## BEGIN SUPPLIED MATERIAL

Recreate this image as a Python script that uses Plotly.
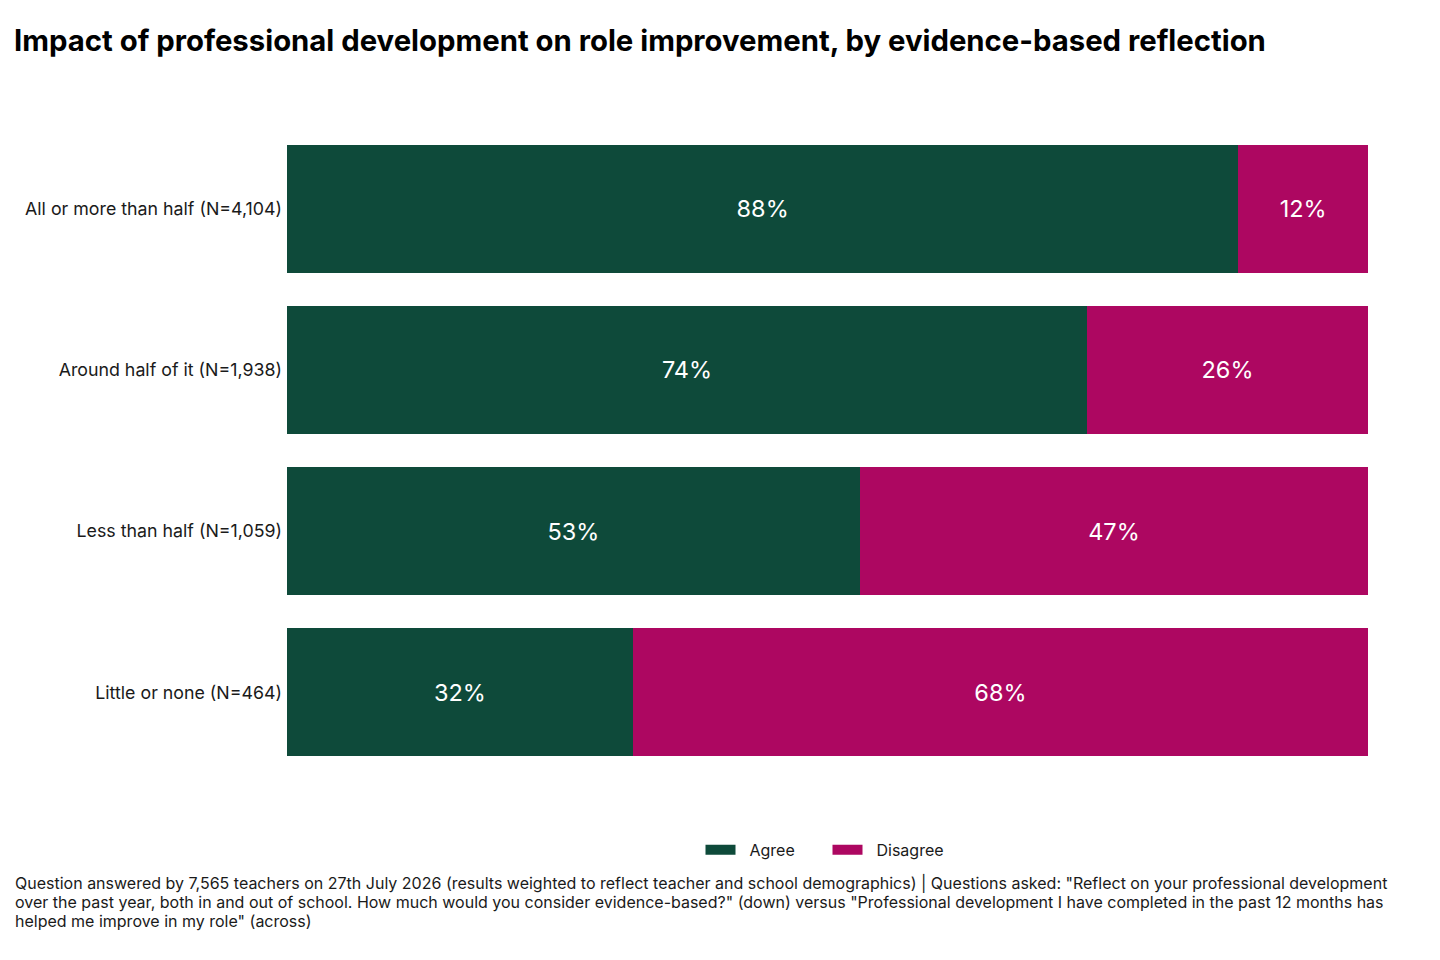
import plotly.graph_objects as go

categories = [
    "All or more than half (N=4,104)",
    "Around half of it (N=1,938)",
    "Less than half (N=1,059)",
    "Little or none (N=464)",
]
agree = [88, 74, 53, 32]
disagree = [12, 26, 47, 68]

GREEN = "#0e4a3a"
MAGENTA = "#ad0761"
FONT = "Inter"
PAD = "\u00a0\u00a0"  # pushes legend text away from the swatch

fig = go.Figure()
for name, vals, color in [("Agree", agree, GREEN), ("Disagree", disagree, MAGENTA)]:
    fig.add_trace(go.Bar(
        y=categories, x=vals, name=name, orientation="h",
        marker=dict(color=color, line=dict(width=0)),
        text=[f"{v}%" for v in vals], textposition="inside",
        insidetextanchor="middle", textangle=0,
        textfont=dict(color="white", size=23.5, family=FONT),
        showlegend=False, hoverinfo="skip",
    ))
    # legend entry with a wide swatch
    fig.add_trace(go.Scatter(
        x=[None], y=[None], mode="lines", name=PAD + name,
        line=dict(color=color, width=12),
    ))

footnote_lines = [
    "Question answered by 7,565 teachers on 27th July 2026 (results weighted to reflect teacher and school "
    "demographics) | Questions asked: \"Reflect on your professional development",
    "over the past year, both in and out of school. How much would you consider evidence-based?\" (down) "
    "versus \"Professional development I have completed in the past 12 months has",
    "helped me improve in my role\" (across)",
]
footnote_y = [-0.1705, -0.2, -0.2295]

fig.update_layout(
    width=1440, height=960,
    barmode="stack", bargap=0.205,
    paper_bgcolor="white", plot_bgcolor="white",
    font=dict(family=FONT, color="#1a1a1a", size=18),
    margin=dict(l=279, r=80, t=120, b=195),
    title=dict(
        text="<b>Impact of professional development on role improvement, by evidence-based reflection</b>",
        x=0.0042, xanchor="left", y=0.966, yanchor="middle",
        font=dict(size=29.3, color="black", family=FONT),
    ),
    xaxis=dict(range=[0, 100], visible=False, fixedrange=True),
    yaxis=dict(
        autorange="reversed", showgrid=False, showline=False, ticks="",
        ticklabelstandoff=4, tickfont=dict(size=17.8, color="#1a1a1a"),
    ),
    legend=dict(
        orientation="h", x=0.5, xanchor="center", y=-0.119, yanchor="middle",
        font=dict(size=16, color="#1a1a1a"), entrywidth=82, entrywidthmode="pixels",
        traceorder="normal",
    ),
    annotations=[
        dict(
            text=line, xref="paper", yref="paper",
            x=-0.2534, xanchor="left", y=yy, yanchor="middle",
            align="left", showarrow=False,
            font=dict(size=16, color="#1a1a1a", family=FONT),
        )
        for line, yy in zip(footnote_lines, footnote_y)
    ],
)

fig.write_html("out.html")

## END SUPPLIED MATERIAL

■ INSTRUCTIONS FOR THE TASK:
Omitting all images, print the listing exactly.

■ RESULT OF THE EXERCISE:
Recreate this image as a Python script that uses Plotly.
import plotly.graph_objects as go

categories = [
    "All or more than half (N=4,104)",
    "Around half of it (N=1,938)",
    "Less than half (N=1,059)",
    "Little or none (N=464)",
]
agree = [88, 74, 53, 32]
disagree = [12, 26, 47, 68]

GREEN = "#0e4a3a"
MAGENTA = "#ad0761"
FONT = "Inter"
PAD = "\u00a0\u00a0"  # pushes legend text away from the swatch

fig = go.Figure()
for name, vals, color in [("Agree", agree, GREEN), ("Disagree", disagree, MAGENTA)]:
    fig.add_trace(go.Bar(
        y=categories, x=vals, name=name, orientation="h",
        marker=dict(color=color, line=dict(width=0)),
        text=[f"{v}%" for v in vals], textposition="inside",
        insidetextanchor="middle", textangle=0,
        textfont=dict(color="white", size=23.5, family=FONT),
        showlegend=False, hoverinfo="skip",
    ))
    # legend entry with a wide swatch
    fig.add_trace(go.Scatter(
        x=[None], y=[None], mode="lines", name=PAD + name,
        line=dict(color=color, width=12),
    ))

footnote_lines = [
    "Question answered by 7,565 teachers on 27th July 2026 (results weighted to reflect teacher and school "
    "demographics) | Questions asked: \"Reflect on your professional development",
    "over the past year, both in and out of school. How much would you consider evidence-based?\" (down) "
    "versus \"Professional development I have completed in the past 12 months has",
    "helped me improve in my role\" (across)",
]
footnote_y = [-0.1705, -0.2, -0.2295]

fig.update_layout(
    width=1440, height=960,
    barmode="stack", bargap=0.205,
    paper_bgcolor="white", plot_bgcolor="white",
    font=dict(family=FONT, color="#1a1a1a", size=18),
    margin=dict(l=279, r=80, t=120, b=195),
    title=dict(
        text="<b>Impact of professional development on role improvement, by evidence-based reflection</b>",
        x=0.0042, xanchor="left", y=0.966, yanchor="middle",
        font=dict(size=29.3, color="black", family=FONT),
    ),
    xaxis=dict(range=[0, 100], visible=False, fixedrange=True),
    yaxis=dict(
        autorange="reversed", showgrid=False, showline=False, ticks="",
        ticklabelstandoff=4, tickfont=dict(size=17.8, color="#1a1a1a"),
    ),
    legend=dict(
        orientation="h", x=0.5, xanchor="center", y=-0.119, yanchor="middle",
        font=dict(size=16, color="#1a1a1a"), entrywidth=82, entrywidthmode="pixels",
        traceorder="normal",
    ),
    annotations=[
        dict(
            text=line, xref="paper", yref="paper",
            x=-0.2534, xanchor="left", y=yy, yanchor="middle",
            align="left", showarrow=False,
            font=dict(size=16, color="#1a1a1a", family=FONT),
        )
        for line, yy in zip(footnote_lines, footnote_y)
    ],
)

fig.write_html("out.html")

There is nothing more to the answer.